> PROBLEM REQUIREMENTS: Starting at the first line of the listing below, repeat each line up to and including the one containing "(0,0) rectangle (550,390);". Leave out pictures.

-- Begin DATASET CONTENT --

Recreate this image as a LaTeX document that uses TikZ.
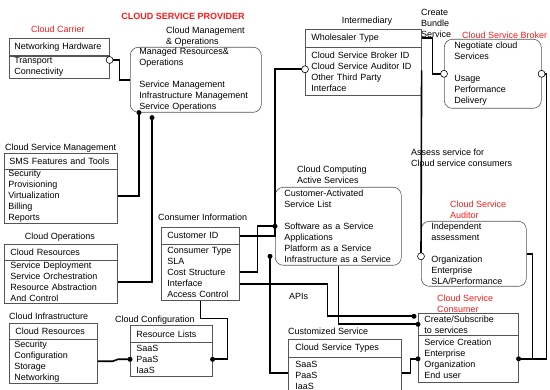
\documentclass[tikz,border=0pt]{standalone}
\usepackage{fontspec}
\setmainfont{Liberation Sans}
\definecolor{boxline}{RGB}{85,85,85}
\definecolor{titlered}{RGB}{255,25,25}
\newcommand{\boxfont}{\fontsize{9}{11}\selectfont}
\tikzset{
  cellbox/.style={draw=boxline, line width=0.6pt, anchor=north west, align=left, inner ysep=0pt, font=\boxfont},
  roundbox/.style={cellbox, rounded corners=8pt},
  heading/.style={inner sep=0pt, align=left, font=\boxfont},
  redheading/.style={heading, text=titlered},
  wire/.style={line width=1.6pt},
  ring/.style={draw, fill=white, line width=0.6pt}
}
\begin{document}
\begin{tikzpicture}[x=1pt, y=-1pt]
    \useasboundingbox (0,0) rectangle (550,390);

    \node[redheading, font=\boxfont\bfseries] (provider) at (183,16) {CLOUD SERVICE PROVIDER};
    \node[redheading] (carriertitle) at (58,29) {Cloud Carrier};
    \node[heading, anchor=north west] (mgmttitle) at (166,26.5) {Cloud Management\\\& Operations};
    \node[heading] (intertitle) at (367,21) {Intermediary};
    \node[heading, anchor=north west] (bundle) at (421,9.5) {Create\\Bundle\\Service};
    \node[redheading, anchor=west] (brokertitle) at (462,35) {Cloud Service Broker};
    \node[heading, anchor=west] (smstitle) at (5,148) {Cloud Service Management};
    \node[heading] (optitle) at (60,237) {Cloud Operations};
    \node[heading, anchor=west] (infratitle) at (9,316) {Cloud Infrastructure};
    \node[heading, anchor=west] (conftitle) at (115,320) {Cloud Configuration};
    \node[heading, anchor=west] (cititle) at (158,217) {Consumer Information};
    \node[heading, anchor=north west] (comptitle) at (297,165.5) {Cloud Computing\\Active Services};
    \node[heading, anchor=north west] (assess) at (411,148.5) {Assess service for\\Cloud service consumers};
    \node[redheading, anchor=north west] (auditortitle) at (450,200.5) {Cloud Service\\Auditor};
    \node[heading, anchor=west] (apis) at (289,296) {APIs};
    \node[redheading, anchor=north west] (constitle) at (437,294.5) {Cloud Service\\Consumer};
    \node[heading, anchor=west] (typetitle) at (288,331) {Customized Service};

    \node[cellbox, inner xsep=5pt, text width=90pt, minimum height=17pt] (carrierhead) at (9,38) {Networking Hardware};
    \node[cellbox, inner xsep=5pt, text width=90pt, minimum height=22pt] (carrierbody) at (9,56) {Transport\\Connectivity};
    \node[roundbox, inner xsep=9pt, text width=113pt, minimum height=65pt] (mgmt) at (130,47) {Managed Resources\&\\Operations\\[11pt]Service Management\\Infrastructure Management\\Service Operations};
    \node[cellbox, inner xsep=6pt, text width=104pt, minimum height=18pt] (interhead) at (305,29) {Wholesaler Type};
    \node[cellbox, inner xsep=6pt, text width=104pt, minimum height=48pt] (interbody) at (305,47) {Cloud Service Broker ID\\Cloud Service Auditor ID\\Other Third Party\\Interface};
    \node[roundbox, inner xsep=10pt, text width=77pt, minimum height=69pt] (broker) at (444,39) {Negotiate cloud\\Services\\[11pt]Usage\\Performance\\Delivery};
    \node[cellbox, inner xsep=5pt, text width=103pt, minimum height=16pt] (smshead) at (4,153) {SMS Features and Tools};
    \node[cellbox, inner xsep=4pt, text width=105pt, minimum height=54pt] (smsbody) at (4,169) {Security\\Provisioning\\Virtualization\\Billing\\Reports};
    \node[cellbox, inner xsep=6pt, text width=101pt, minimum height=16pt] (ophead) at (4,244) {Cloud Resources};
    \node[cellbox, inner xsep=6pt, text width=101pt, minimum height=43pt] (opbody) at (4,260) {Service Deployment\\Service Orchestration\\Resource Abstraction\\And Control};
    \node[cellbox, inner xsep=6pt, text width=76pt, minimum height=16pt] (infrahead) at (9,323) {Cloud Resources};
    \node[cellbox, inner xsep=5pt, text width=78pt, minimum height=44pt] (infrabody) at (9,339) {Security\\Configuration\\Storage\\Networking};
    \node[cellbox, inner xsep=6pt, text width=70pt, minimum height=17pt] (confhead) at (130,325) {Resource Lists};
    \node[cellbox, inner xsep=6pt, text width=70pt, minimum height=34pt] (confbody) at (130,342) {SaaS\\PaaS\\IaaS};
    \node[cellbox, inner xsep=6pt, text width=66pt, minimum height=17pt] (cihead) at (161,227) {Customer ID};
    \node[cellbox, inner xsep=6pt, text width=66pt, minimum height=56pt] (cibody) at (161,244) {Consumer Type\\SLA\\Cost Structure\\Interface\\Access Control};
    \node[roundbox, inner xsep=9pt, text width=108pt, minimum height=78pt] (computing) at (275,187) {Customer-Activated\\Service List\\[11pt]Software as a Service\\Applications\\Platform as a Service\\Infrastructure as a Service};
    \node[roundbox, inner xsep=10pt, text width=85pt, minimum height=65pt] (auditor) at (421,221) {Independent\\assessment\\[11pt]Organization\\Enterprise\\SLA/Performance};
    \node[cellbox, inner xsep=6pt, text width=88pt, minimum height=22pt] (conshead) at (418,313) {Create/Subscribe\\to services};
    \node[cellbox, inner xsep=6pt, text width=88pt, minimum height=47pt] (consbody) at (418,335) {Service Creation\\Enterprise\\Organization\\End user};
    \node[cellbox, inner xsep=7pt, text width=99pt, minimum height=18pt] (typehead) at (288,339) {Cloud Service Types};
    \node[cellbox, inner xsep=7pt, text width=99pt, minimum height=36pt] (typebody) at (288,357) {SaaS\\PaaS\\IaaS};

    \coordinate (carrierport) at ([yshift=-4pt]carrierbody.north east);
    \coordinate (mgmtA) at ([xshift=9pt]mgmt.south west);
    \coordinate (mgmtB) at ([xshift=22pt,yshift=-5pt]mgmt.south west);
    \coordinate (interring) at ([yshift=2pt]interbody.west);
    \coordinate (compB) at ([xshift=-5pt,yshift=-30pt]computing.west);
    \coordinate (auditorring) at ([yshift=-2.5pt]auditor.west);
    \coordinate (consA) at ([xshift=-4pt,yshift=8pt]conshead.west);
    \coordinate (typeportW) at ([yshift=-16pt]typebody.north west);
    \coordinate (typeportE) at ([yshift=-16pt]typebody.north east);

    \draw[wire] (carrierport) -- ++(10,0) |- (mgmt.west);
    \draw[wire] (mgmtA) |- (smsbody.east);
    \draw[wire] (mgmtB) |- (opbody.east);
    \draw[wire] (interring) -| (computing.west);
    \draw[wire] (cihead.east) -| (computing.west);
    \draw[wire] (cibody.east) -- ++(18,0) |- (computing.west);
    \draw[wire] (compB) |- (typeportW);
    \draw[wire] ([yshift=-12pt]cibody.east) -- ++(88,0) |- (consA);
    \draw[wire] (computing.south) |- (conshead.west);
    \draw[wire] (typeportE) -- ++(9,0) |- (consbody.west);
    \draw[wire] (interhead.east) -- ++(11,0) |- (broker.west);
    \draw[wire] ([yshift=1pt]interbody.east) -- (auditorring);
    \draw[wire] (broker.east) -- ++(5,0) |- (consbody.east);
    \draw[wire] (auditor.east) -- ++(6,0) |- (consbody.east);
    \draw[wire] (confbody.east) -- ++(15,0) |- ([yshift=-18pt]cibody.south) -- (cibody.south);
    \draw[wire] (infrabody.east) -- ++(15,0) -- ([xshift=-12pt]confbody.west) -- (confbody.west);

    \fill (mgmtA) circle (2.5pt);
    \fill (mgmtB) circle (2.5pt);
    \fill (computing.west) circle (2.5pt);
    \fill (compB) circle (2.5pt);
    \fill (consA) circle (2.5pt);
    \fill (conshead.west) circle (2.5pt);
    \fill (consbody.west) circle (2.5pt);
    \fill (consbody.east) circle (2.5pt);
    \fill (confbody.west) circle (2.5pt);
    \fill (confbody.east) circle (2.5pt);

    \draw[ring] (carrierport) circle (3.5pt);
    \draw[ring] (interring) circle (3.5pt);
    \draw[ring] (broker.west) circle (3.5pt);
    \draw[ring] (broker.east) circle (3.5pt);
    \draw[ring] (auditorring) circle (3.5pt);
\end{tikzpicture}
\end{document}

-- End DATASET CONTENT --

> EXERCISE RESPONSE:
Recreate this image as a LaTeX document that uses TikZ.
\documentclass[tikz,border=0pt]{standalone}
\usepackage{fontspec}
\setmainfont{Liberation Sans}
\definecolor{boxline}{RGB}{85,85,85}
\definecolor{titlered}{RGB}{255,25,25}
\newcommand{\boxfont}{\fontsize{9}{11}\selectfont}
\tikzset{
  cellbox/.style={draw=boxline, line width=0.6pt, anchor=north west, align=left, inner ysep=0pt, font=\boxfont},
  roundbox/.style={cellbox, rounded corners=8pt},
  heading/.style={inner sep=0pt, align=left, font=\boxfont},
  redheading/.style={heading, text=titlered},
  wire/.style={line width=1.6pt},
  ring/.style={draw, fill=white, line width=0.6pt}
}
\begin{document}
\begin{tikzpicture}[x=1pt, y=-1pt]
    \useasboundingbox (0,0) rectangle (550,390);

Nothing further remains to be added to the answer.